The Portland rapper Aminé scored a huge internet hit with the song “Caroline.” Proof is the large number of people, many who weren’t Black, who sung the lyrics during a recent concert, even though he uses the n-word.
Aminé also performed the cut on NPR’s “Tiny Desk Concert” a short time ago, but this time he had a message for his non-black fans about using the n-word.
“If you ain’t Black, don’t say it,” he said in place of the lyrics “Westside n—- bar.”
The rapper’s statement comes shortly after a video of writer Ta-Nehisi Coates talked about white people using the n-word while he addressed a crowd at Evanston Township High School in Illinois.
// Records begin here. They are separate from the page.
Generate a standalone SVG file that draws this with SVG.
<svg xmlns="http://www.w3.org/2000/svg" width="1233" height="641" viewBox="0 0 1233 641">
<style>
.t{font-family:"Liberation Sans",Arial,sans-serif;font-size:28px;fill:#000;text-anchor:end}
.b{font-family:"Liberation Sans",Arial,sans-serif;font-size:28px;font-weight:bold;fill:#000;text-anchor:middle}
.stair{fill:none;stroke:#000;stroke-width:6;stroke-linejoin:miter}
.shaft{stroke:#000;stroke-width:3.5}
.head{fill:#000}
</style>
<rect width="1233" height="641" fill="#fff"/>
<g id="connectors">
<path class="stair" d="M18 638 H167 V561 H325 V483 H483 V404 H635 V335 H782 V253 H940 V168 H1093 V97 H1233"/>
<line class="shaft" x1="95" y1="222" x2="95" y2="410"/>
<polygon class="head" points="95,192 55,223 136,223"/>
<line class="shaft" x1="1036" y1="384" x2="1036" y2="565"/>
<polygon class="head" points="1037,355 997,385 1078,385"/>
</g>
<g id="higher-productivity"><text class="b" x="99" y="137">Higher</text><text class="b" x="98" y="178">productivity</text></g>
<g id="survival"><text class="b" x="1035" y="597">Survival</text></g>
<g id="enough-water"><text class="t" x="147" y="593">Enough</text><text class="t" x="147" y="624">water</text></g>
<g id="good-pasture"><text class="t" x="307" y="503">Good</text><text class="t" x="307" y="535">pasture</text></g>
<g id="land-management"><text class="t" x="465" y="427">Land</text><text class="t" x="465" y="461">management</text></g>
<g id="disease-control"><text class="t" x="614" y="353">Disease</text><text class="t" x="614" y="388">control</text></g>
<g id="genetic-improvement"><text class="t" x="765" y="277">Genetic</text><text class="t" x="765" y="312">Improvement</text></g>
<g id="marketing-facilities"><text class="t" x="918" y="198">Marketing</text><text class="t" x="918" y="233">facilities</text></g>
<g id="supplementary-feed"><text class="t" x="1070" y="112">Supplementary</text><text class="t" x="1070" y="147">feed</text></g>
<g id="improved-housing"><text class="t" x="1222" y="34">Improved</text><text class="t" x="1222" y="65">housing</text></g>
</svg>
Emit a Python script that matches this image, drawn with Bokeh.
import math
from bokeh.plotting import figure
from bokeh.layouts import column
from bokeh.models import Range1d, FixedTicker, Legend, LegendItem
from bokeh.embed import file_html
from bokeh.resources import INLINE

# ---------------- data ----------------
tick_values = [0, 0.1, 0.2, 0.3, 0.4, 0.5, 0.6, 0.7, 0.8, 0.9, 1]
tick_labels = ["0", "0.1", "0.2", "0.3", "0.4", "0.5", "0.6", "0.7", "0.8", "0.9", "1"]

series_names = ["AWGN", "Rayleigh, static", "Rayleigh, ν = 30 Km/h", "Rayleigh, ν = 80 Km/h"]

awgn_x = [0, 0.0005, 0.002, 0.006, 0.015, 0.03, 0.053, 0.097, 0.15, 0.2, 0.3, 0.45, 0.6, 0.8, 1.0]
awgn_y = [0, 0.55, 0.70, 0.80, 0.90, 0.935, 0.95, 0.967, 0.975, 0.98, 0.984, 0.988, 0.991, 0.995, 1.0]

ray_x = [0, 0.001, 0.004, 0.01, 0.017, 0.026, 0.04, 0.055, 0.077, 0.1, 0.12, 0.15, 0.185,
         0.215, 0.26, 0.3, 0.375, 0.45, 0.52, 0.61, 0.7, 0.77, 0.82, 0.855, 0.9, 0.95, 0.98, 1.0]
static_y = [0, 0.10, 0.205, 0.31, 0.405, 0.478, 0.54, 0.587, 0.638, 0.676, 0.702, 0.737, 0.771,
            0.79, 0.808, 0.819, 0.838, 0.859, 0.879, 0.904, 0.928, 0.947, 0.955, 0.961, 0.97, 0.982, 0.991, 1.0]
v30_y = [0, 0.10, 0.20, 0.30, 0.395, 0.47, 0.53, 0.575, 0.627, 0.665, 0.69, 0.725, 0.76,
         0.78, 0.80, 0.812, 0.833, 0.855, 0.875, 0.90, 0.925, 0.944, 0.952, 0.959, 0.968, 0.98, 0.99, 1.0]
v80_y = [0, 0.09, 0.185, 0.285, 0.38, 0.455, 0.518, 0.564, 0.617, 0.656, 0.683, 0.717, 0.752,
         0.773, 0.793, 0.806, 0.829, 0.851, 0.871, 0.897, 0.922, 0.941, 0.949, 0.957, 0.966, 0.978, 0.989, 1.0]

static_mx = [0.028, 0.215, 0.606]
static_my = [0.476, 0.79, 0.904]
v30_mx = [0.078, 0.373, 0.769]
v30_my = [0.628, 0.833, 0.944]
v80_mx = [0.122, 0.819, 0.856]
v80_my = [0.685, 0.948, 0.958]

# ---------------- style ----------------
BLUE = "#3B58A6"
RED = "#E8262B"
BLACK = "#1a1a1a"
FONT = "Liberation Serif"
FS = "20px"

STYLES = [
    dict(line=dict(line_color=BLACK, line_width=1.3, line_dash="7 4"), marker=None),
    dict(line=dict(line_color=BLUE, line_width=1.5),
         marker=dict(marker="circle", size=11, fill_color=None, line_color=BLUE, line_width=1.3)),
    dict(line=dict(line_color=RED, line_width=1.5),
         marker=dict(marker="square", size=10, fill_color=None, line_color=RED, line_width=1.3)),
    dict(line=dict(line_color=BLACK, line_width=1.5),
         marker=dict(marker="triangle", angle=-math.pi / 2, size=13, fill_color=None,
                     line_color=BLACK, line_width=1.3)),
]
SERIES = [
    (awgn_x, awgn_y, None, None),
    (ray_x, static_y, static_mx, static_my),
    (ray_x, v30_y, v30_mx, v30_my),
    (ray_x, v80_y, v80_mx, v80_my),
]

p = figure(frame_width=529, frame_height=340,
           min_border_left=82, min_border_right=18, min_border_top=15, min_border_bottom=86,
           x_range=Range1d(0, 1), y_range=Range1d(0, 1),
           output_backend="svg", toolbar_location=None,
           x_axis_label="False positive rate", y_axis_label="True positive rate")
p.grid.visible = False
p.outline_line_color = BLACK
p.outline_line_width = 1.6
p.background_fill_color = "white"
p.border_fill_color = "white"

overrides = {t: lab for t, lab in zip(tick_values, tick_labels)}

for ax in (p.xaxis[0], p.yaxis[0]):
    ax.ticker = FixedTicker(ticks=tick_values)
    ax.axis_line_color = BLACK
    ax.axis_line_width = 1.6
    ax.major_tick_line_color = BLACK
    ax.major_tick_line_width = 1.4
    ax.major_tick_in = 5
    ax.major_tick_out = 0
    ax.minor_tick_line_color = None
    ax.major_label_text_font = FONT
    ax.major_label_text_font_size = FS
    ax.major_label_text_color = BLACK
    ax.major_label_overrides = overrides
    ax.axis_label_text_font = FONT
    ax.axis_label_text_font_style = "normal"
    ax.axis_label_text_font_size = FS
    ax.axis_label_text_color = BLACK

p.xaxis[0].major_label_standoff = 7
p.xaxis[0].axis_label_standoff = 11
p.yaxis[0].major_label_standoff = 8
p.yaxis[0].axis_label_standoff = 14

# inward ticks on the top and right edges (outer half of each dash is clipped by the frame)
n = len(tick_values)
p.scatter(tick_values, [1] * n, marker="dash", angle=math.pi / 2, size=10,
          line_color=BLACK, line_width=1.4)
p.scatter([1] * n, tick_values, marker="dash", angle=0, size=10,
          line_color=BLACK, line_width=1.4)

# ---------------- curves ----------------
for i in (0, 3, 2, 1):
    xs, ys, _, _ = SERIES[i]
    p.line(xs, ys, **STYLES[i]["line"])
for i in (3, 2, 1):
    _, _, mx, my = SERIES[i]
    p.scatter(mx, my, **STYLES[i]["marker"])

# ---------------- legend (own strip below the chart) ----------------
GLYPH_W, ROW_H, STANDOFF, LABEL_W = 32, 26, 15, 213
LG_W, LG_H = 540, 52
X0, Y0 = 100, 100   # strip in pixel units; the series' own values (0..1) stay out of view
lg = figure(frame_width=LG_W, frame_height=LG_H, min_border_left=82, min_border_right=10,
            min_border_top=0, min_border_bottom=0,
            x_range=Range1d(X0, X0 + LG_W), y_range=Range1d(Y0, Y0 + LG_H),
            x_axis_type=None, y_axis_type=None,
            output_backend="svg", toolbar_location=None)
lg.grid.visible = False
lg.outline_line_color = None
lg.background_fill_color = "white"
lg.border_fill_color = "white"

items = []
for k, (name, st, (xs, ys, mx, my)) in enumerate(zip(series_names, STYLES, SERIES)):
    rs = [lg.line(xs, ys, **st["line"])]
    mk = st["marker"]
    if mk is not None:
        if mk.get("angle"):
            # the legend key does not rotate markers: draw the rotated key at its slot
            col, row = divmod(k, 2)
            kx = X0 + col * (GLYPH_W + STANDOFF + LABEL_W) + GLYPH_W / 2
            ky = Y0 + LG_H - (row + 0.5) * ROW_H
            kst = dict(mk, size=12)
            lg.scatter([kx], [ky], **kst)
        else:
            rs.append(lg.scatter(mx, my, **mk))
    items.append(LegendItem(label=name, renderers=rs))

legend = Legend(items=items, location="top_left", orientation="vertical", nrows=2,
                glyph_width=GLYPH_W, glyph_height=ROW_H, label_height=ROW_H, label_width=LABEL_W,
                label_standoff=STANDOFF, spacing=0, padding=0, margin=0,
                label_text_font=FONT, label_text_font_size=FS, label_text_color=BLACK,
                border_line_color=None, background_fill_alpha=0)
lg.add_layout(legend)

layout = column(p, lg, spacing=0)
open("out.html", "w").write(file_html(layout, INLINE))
“Northwestern has this concert with Lil Uzi Vert. He uses the n-word profusely,” a woman from the audience said to Coates. “There was an email sent out to students who went to this concert, saying you don’t have a right to use this word, which I 100 percent agree with. I don’t know what to do when I hear my friends use this word in a song.”
“Words don’t have a meaning without context,” the writer responded. “My wife refers to me as honey. That’s accepted and okay between us. If we were walking down the street together and a strange woman referred to me as honey, that wouldn’t be acceptable.”
Coates then used his wife in another example.
“My wife with her girlfriends will use the word ‘b-tch,'” he explained. “I do not join in. I don’t do that and more importantly I don’t have a desire to do it.”
Related news: Kanye West
The topic of the n-word being used outside of the Black community has been a highly debated one — especially as it pertains to people reciting rap lyrics.
In September of this year, a group of white women from the Alpha Phi Sorority at the University of New Hampshire yelled the n-word while they sung Kanye West’s 2005 song “Gold Digger.”
“I ain’t saying she a gold digger, but she ain’t messing with no broke niggas,” the women recited.
Afterwards, the university said it planned to investigate the sorority, but there’s been no word as to what action, if any, has been carried out.
Depending on what era of hip-hop you come from, you may look at Kanye’s “Gold Digger” as a prime example of a mainstream rap song that used the n-word and was sung by all races.
The cut was definitely a smash hit, and it spent 10 weeks on the Billboard charts. Arguably, it was also one of the first signs that the Chicago MC was becoming bigger than hip-hop and entering pop territory.
Then in 2011, Kanye and JAY-Z released “N—– in Paris,” which became another song that had millions of people singing the n-word, regardless of race. It was something that Kanye talked about during a 2015 interview on Clique TV.
“It’s difficult for Black people right now,” he said. “Because we’re still in a generation that remembers when racism was a big thing that held people back and now it’s more classism, where your financial standing is what can hold you back … It’s true that white people use that word at concerts … I do feel that in the future it will be more widely accepted for like a younger generation that doesn’t deal with the negative effects of it, and I’m on a similar mission of breaking down these words and these stereotypes and this imagery.”
Usage of the n-word in rap songs also caused a stir in the sports world recently, when retired journalist Peter Vecsey responded to an altercation between LeBron James and the New York Knicks’ Enes Kanter during a game. Vecsey used the n-word to refer to James but did it by paraphrasing the Notorious B.I.G.’s cut “N—– Bleed.”
“Imagine him being scared of a n—- who breathes the same air as him,” he tweeted.
Like Kanter is gonna 2B intimidated by LeBron, guy who stood up 2 Tayyip Erdogan. Imagine him being scared of a n*****who breathes the same air as him
— Peter Vecsey (@PeterVecsey1) November 14, 2017
After much backlash, Vecsey didn’t apologize and gave a lot of pushback. “So white people can’t quote rap lyrics? Can’t sing them? Bull,” he wrote.
As for Aminé, he received praise for the parameters he laid regarding the n-word. “I actually love him,” one person wrote on his Instagram page. “Yes. You are a f—- king,” wrote another.
Aminé himself hasn’t made any further comments about his statement at the “Tiny Desk Concert.”